The line between subjectivism and skepticism is hazy, the first claiming that knowledge rests on the individual mind and the second declaring that absolute knowledge is altogether impossible. "The sceptical, relative spirit is a countervailing force, subverting and undoing all frameworks set up by the filing system of the human mind. It releases the facts from their subservience to general principles to which they have been yoked by the absolute spirit. In undercutting all normative ordering, it highlights open-endedness." The most obvious example of skepticism in "The Mark on the Wall" follows the tirade about the Colonel gathering evidence that ends "proving I don't know what." This thought triggers the question of whether knowledge is possible at all: "No, no, nothing is proved, nothing is known. And if I were to get up at this very moment and ascertain that the mark on the wall is really - what shall we say? - the head of a gigantic old nail, driven in two hundred years ago... what should I gain? Knowledge? Matter for further speculation?"(2428) The final three inquiries are of utmost importance in distinguishing this work as one of subjectivism or one of skepticism: if the narrator's goal during this sequence of thoughts is to arrive at knowledge, then subjectivism rules the text; if knowledge is not possible and her aim is speculation, then the narrator is following the rules of skepticism. Because a conclusion on this subject is not reached, the line between skepticism and subjectivism remains blurry throughout the story.

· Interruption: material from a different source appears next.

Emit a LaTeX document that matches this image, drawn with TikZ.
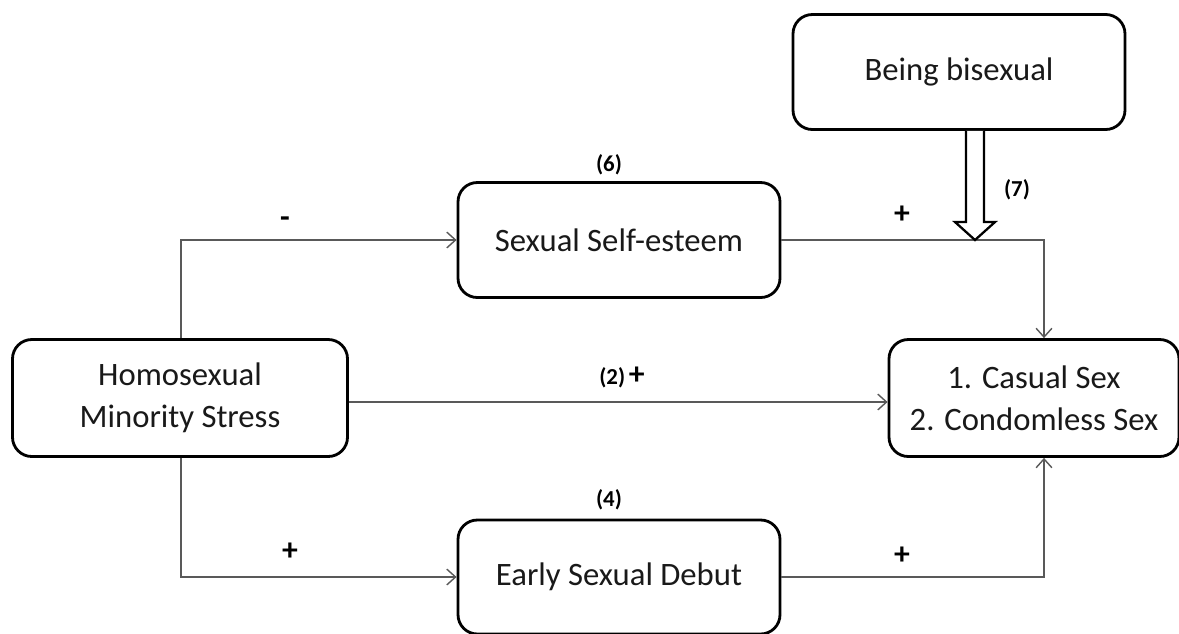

"The Mark on the Wall" concludes with the narrator's discovery that the mark on the wall was a snail. This realization ends the story, but it can be assumed that the narrator's internal monologue does not end here - rather, the story proves that internal monologues persist through our waking lives, only interrupted by action. The narrator explains to us that interruptions are part of human thought patterns: "Here is Nature, once more at her old game of self-preservation. This train of thought, she perceives, is threatening mere waste of energy, even some collision with reality..."(2428) The final "collision with reality" comes with the story's last sentence. This aspect of human thought, along with doxa, order of thoughts, and reflection, are Woolf's observations on how the mind works in solitude.

Works Cited

1) Woolf, Virginia. "The Mark on the Wall". Norton Anthology of English Literature. 8th ed. New York: W.W. Norton, 2006. 2424-2429.
2) Rosenfeld, Natania. "Less Light: The End(s) of Aestheticism in Pater, Ondaatje, and Sebald." Modernism/Modernity. 13.2. 2006. 349-366.
3) Hoare, Dorothy Mackenzie. Some Studies in the Modern Novel. London: Chatto and Windus, 1938. 36.
4) Iser, Wolfgang. Walter Pater: The Aesthetic Moment. transl. David Henry Wilson. Cambridge: Cambridge University Press, 1987. 17.